Infant brain activity shows faster maturation after general anesthesia

New research published today in Proceedings of the National Academy of Sciences (PNAS) finds that prolonged and/or repeated exposure to gamma-aminobutyric acid (GABA) anesthetic agents (sevoflurane, propofol) for infants in the first two months of life resulted in an accelerated maturation of brain electrical activity patterns evoked by visual stimuli when recorded at 2-5 months of age, compared to infants who did not have early general anesthesia exposure. These findings may suggest the use of non-GABA-active anesthetics for the newborn age-range. To address such concerns, a large multicenter clinical trial (called TREX) is currently in progress using a combination of anesthetic agents in order to minimize exposure to GABA-active anesthetics. 
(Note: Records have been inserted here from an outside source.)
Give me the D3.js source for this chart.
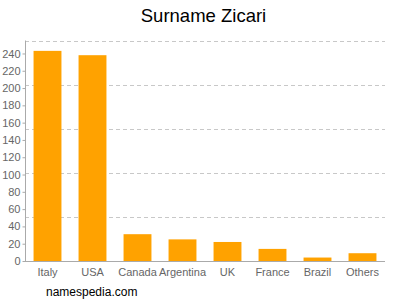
<!DOCTYPE html>
<html><head><meta charset="utf-8">
<script src="https://cdn.jsdelivr.net/npm/d3@7"></script>
<style>body{margin:0;background:#fff}svg{display:block}</style>
</head><body>
<script>
const categories = ["Italy","USA","Canada","Argentina","UK","France","Brazil","Others"];
const values = [243, 238, 31, 25, 22, 14, 4, 9];
const yTicks = [0,20,40,60,80,100,120,140,160,180,200,220,240];
const gridValues = [51,102,153,204,255];
const title = "Surname Zicari";
const footer = "namespedia.com";

const W=400,H=300;
const svg=d3.select("body").append("svg").attr("width",W).attr("height",H);
const x=d3.scaleBand().domain(categories).range([25,385]).paddingInner(0.38).paddingOuter(0.19);
const y=d3.scaleLinear().domain([0,255]).range([261,40.5]);

svg.append("text").attr("x",203.5).attr("y",22).attr("text-anchor","middle")
  .attr("font-family","Liberation Sans, Arial, sans-serif").attr("font-size",18.5).attr("fill","#000").text(title);

svg.append("g").selectAll("line").data(gridValues).join("line")
  .attr("x1",25).attr("x2",385).attr("y1",d=>Math.round(y(d))+0.5).attr("y2",d=>Math.round(y(d))+0.5)
  .attr("stroke","#c8c8c8").attr("stroke-dasharray","4,3");

svg.append("g").selectAll("rect").data(values).join("rect")
  .attr("x",(d,i)=>x(categories[i])).attr("width",x.bandwidth())
  .attr("y",d=>y(d)).attr("height",d=>y(0)-y(d)).attr("fill","#ffa200");

const yAxis=svg.append("g").attr("transform","translate(25.5,0)")
  .call(d3.axisLeft(y).tickValues(yTicks).tickSize(3).tickPadding(2));
yAxis.select(".domain").attr("stroke","#aaa").attr("d","M0,40.5V261");
yAxis.selectAll(".tick line").attr("stroke","#aaa");
yAxis.selectAll("text").attr("fill","#666").attr("font-family","Liberation Sans, Arial, sans-serif").attr("font-size",11);

const xAxis=svg.append("g").attr("transform","translate(0,261.5)")
  .call(d3.axisBottom(x).tickSize(0).tickPadding(7));
xAxis.select(".domain").attr("stroke","#aaa").attr("d","M25,0H385");
xAxis.selectAll("text").attr("fill","#666").attr("font-family","Liberation Sans, Arial, sans-serif").attr("font-size",11);

svg.append("text").attr("x",46).attr("y",296).attr("font-family","Liberation Sans, Arial, sans-serif")
  .attr("font-size",12).attr("fill","#000").text(footer);
</script>
</body></html>
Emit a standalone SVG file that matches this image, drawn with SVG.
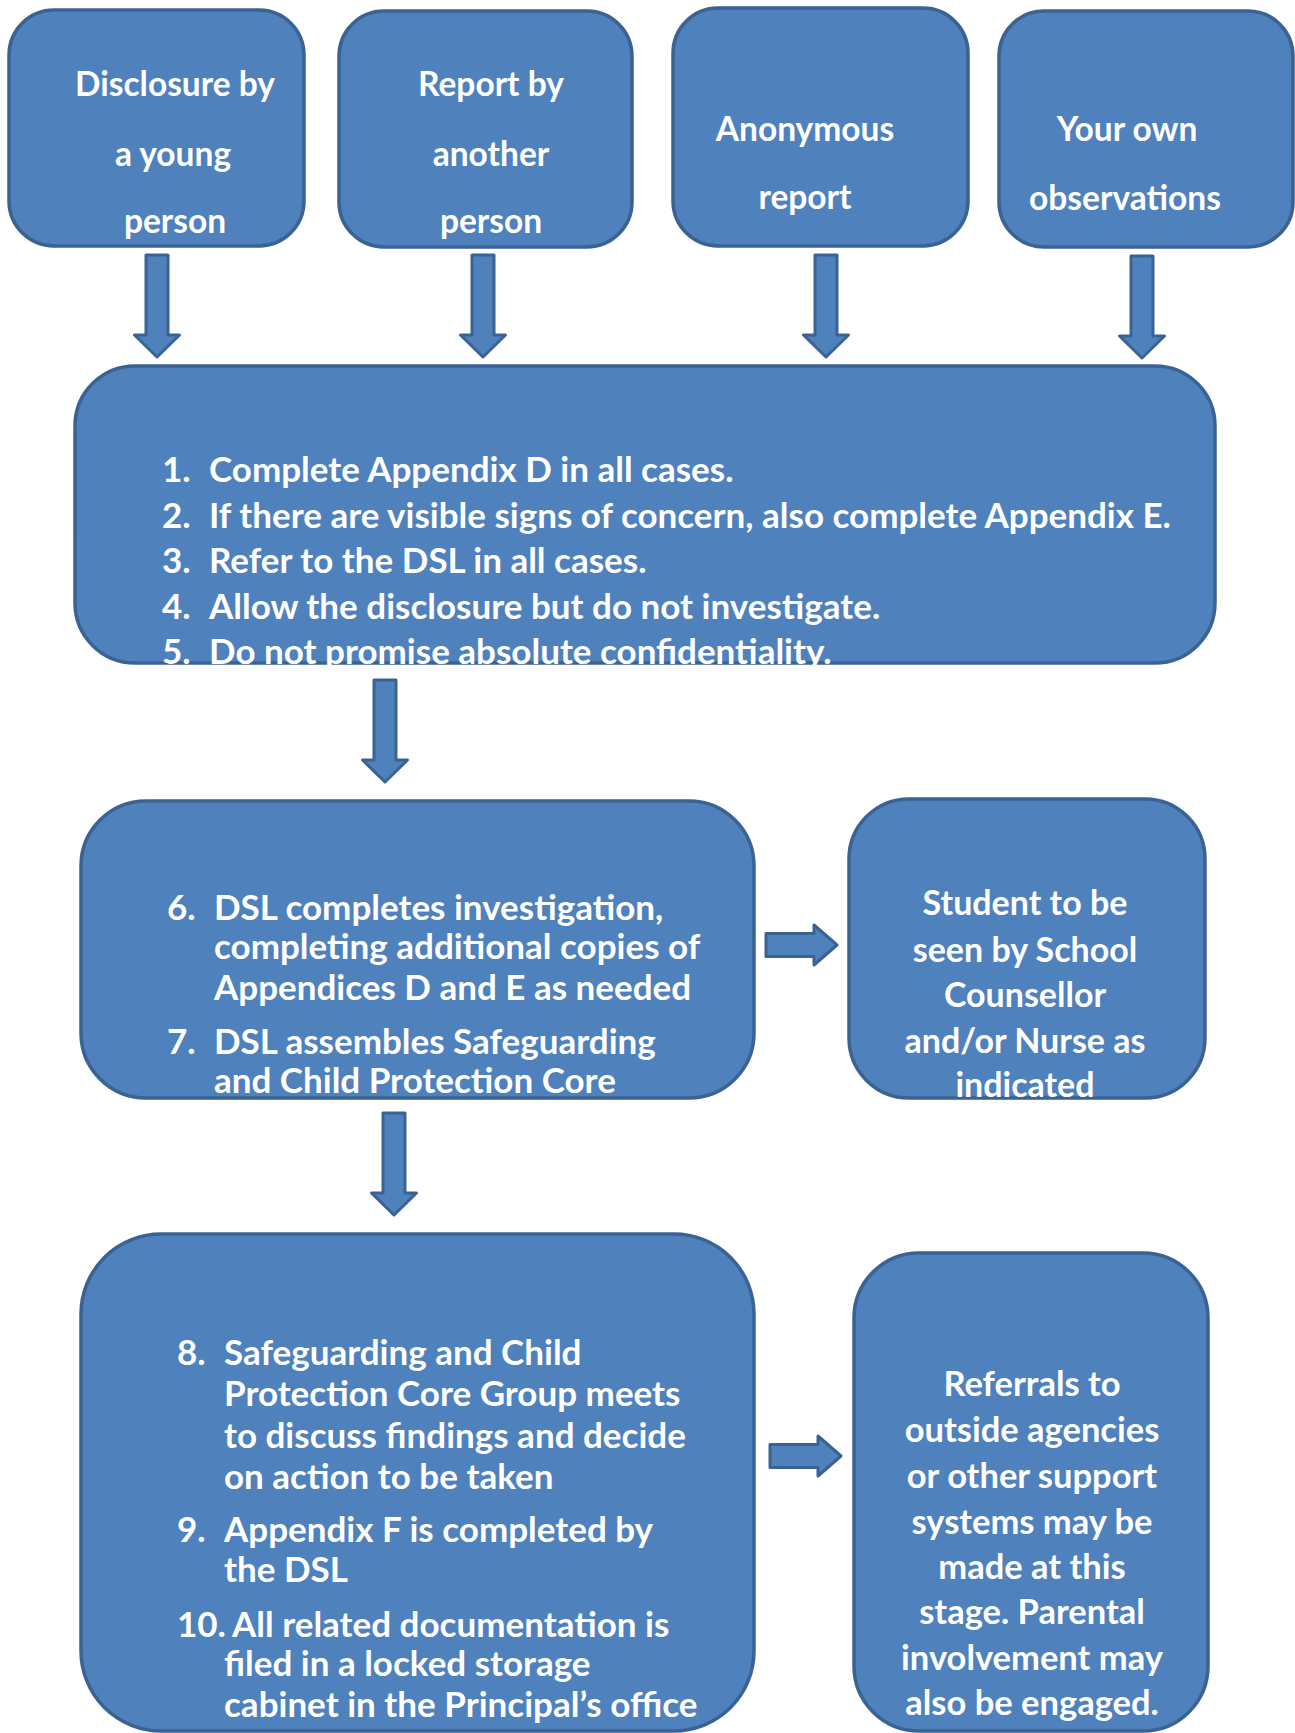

This paper is the fourth in a series emerging from a prospective longitudinal study known as the General Anesthesia and Brain Activity (GABA) Study, led by researchers at Boston Children's Hospital and Northeastern University. This newest paper is the primary translational publication of the GABA Study which is a first direct test in humans of a finding first made in mice that GABA triggers critical trajectories of brain development (Hensch et al, Science 1998; Hensch and Fagiolini, Nature 2000). The PNAS paper represents a proof-of-principle translation into human neurodevelopment from a well-established mechanism that governs neuroplasticity and development in animal models. This translational effort opens up new and important insights into individual variability in developmental timing toward serving a range of clinical populations.

 These findings build on previous work published in British Journal of Anesthesia-Open that found infants who received early and prolonged anesthesia exposure showed no statistically significant differences in a wide range of basic cognitive, language, motor, and behavioral domains when assessed at 10 months and 2–3 years old.

The accelerated visual cortical development at 2-3 and 4-5 months reported in the PNAS paper, combined with the reassuring neurodevelopmental findings at 10 months and 2-3 years in the BJA Open paper highlight the resilience of the highly plastic human infant nervous system. Further research is needed to explore the long-term impacts of prolonged and/or repeated early exposure by school age.